How has the World Responded to COVID-19?
By Noelle Woodward
As the effects of the global coronavirus pandemic die down here in the United States, in other countries, the surge is just beginning. In India, the daily case rate for the virus has risen from 15,000 new positives a day to over 400,000 in just two months, while the once newsworthy reports of China’s case count have been nearly eradicated.
The differing leadership stances under autocratic, authoritarian, and federal governments of India, China and the United States have led to completely different timeframes for the coronavirus outbreaks and contrasting plans of control and immunization.
In China, the origin of the outbreak, the government worked quickly in an attempt to lessen the impact, although with scarce knowledge early on, limiting the spread became increasingly difficult.
The Chinese government is largely centralized and authoritarian, creating a system in which, once restrictions were put in place, they were efficiently enacted everywhere and the government was able to impose onto its citizens' lives.
One restrictive feature, put in place in late 2020, is a QR code tracker. “You scan it and then you can get into places but if you aren't out of quarantine, or if you've been to suspicious areas or areas of danger, then your code will turn yellow or red, and then you won't be able to go anywhere,” says Kitty Zhan ‘21.
While the tracker has been largely successful and Covid cases have plummeted in China, the feature can frequently feel like an extreme invasion of privacy to some.
“It's scary, I can't say if it's worth it but I definitely know I would be super uncomfortable to wear that around,” says Zhan. “You just feel like there's a danger. Knowing that a government basically can track whatever you do, that's scary to me and it doesn't feel right. But it's effective. So, you know, up for debate.”
However, the tracker is just the tip of the iceberg for the Chinese government’s drastic measures taken to prevent COVID-19 for its citizens.
“They cut everything, [travel, transportation] off, because they didn't want it to expand to the country,” says Zhan. “That's good, big picture wise, but if you were someone in that moment, it definitely felt really desperate; you would feel like nobody has cared for you and nobody respects you as an individual. In a democratic government, it's harder to handle because of their respect for individual rights, but also, that doesn't allow them to uniformly issue one law that [puts] the entire country under control.”
The response differences between the United States and China are drastically different, proving how directly the governing styles impact both the autonomy and safety of its citizens and the cost of prioritizing one or the other.
“The Chinese government has way more control over the cities and just over each person than they do in the US,” Zhan adds. “So they were able to just kind of [eliminate Covid in China] because of how much control they had, but here you had to deal with it, you had to tell people to wear masks. In China, you could have been arrested if you didn't wear a mask right. So, it really is two sides.”
On the other side of the spectrum is India. Similar to China, India faced the pandemic with strict safety measures and drastic protocols early on, causing a complete shutdown of the Indian economy and consequently leaving many citizens stranded in crowded cities, far from their families with only a few hours notice. However, unlike China, India’s safety protocols were able to prevent a big spread early on and have lasted effectively up until a few months ago when everything seemed to fall apart.

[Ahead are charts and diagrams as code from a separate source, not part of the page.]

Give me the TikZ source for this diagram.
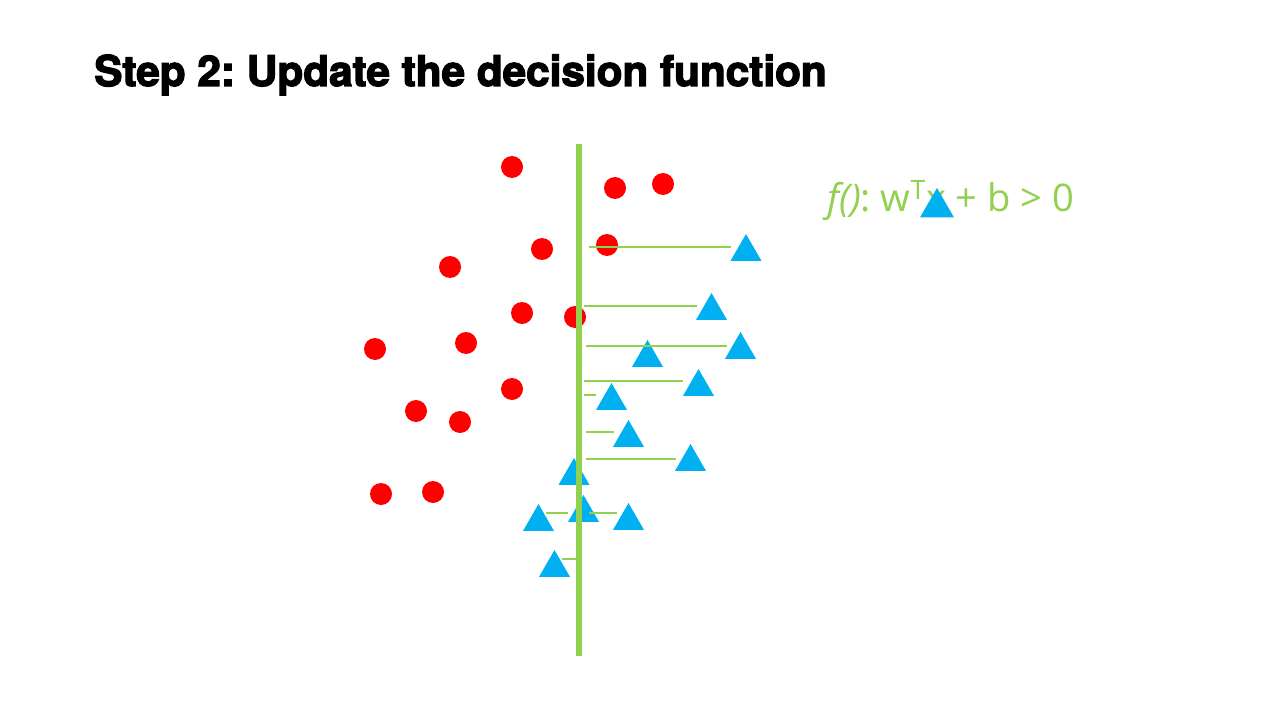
\documentclass[tikz,border=0pt]{standalone}
\usepackage{fontspec}
\setmainfont{Open Sans}
\newfontfamily\titlefont{TeX Gyre Heros}[BoldFeatures={FakeBold=3}]
\usetikzlibrary{shapes.geometric}
\definecolor{boundary}{HTML}{92D050}
\definecolor{classA}{HTML}{FF0000}
\definecolor{classB}{HTML}{00B0F0}
\frenchspacing

\begin{document}
\begin{tikzpicture}[x=0.75pt,y=-0.75pt,
  dotA/.style={circle,fill=classA,inner sep=0pt,outer sep=0pt,minimum size=16.5pt},
  triB/.style={regular polygon,regular polygon sides=3,fill=classB,inner sep=0pt,outer sep=0pt,minimum size=26.8pt},
  gap/.style={draw=boundary,line width=1.5pt},
  sep/.style={draw=boundary,line width=4.5pt},
]
\useasboundingbox[fill=white] (0,0) rectangle (1280,720);

% title
\node[anchor=base west,inner sep=0pt,font=\titlefont\bfseries\fontsize{31.7}{37}\selectfont] (title) at (94,86) {Step 2: Update the decision function};

% class A points
\foreach \n/\px/\py in {a1/512/167, a2/615/188, a3/663/184, a4/542/249, a5/607/245,
  a6/450/267, a7/522/313, a8/575/317, a9/375/349, a10/466/343, a11/512/389,
  a12/416/411, a13/460/422, a14/381/494, a15/433/492}
  \node[dotA] (\n) at (\px,\py) {};

% class B points
\foreach \n/\px/\py in {b1/746/251.9, b2/711.5/310.9, b3/647.5/357.9, b4/740.5/349.9,
  b5/698.5/386.9, b6/611.5/400.9, b7/628.5/437.9, b8/690.5/461.9, b9/574/475.9,
  b10/583.5/512.9, b11/538.5/521.9, b12/628.5/520.9, b13/554.5/567.9}
  \node[triB] (\n) at (\px,\py) {};

% distances to the boundary
\foreach \n/\xa/\xb/\py in {d1/589/731/246.7, d2/584/696.5/306, d3/586/727/345.7,
  d4/584/683/381, d5/584/596/394.7, d6/586/613.5/431.7, d7/586/675.5/458.5,
  d8/546/567.5/512.7, d9/589/616.5/512.7, d10/561.5/575.5/558.7}{
  \coordinate (\n s) at (\xa,\py);
  \coordinate (\n e) at (\xb,\py);
  \draw[gap] (\n s) -- (\n e);
}

% decision boundary
\coordinate (top) at (579,144);
\coordinate (bottom) at (579,656);
\draw[sep] (top) -- (bottom);

% decision function
\node[anchor=base west,inner sep=0pt,text=boundary,font=\fontsize{28.6}{34}\selectfont] (fx) at (827,212) {\textit{f()}: w\textsuperscript{T}x + b > 0};
\node[triB,minimum size=29.4pt] (fxtri) at (937,207.6) {};
\end{tikzpicture}
\end{document}
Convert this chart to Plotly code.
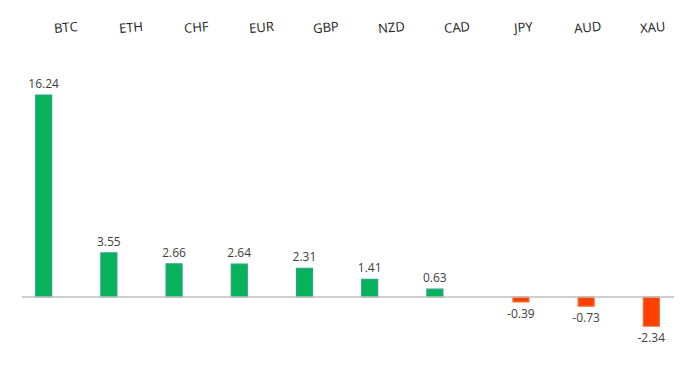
import plotly.graph_objects as go

categories = ["BTC", "ETH", "CHF", "EUR", "GBP", "NZD", "CAD", "JPY", "AUD", "XAU"]
values = [16.24, 3.55, 2.66, 2.64, 2.31, 1.41, 0.63, -0.39, -0.73, -2.34]

pos_vals = [v if v > 0 else None for v in values]
neg_vals = [v if v < 0 else None for v in values]
pos_text = [f"{v:.2f}" if v > 0 else "" for v in values]
neg_text = [f"{v:.2f}" if v < 0 else "" for v in values]

font_family = "Open Sans, Noto Sans, sans-serif"
text_color = "#404040"

fig = go.Figure()
fig.add_trace(go.Bar(
    x=categories, y=pos_vals, text=pos_text, textposition="outside",
    width=0.245, offset=-0.29, constraintext="none",
    marker=dict(color="#07b25a", line=dict(color="#26a487", width=1.2)),
    textfont=dict(size=12, color=text_color, family=font_family),
    cliponaxis=False, showlegend=False,
))
fig.add_trace(go.Bar(
    x=categories, y=neg_vals, text=neg_text, textposition="outside",
    width=0.245, offset=0.03, constraintext="none",
    marker=dict(color="#ff4000", line=dict(color="#f26a2a", width=1.2)),
    textfont=dict(size=12, color=text_color, family=font_family),
    cliponaxis=False, showlegend=False,
))

for c in categories:
    fig.add_annotation(
        x=c, y=1, yref="paper", yanchor="bottom", xshift=11, yshift=1,
        text=c, showarrow=False, textangle=-5,
        font=dict(size=13, color="#1a1a1a", family=font_family),
    )

fig.update_layout(
    width=698, height=370,
    margin=dict(l=22, r=24, t=40, b=20, autoexpand=False),
    paper_bgcolor="white", plot_bgcolor="white",
    barmode="overlay",
    font=dict(family=font_family, size=12, color=text_color),
    xaxis=dict(showticklabels=False, showgrid=False, zeroline=False, showline=False,
               range=[-0.5, 9.5]),
    yaxis=dict(visible=False, range=[-4.26, 20.66], zeroline=True),
    shapes=[dict(type="line", xref="paper", yref="y", x0=0, x1=1, y0=0, y1=0,
                 line=dict(color="#bfbfbf", width=1.5))],
)

fig.write_html("out.html", config={"displayModeBar": False},
               post_script="document.body.style.margin='0';")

“[In India they] don't have the same health system resources that European nations do,” says Marty Rubio, a world cultures and economics teacher at Athenian.
So when, Indian Covid guidelines were eventually lifted a few months ago and various COVID-19 variants made their way into the country, everything took a turn for the worse.
“There are so many people in India and the potential for that really growing and growing, is huge,” says Rubio.
Unlike both China and India, where there have been large outbreaks at either the beginning or the most current parts of the pandemic, the United States seems to have had a steady amount of cases both increasing and decreasing over the course of the last 14 months.
“In the United States we have a federal system where the states get to decide for themselves, and you have two political parties with generally different philosophical approaches to dealing with [Covid],” says Rubio. “We are just so politically divided, one side doesn't trust what the other side says no matter what it is, and so I think there's unfortunately just these decisions which should be really scientific, that have become politicized”
Some of these decisions, such as vaccinations, have fallen completely to the public’s individual choices, where despite the United States’ relative success in distributing vaccines, there is a large amount of variation in who is willing to accept it.
“It's sad because it's a failure of us to think collectively about each other, how do we take care of each other by our own personal choices,” adds Rubio. “The United States is a metaphor for internationalism, if you think of the individual states who have a lot of their own power what to do, that you have a whole lab that has all these different policies and responses that produce different outcomes.”
The almost consecutive peaks of the outbreaks in each country overlap just slightly, signaling how certain efforts to curtail the virus have achieved either success, both temporary and long lasting, as well as distinct failure. These differences ultimately raise the question: what is the government’s role in protecting its citizens from the COVID-19 outbreak and where is the line between too much involvement and not enough?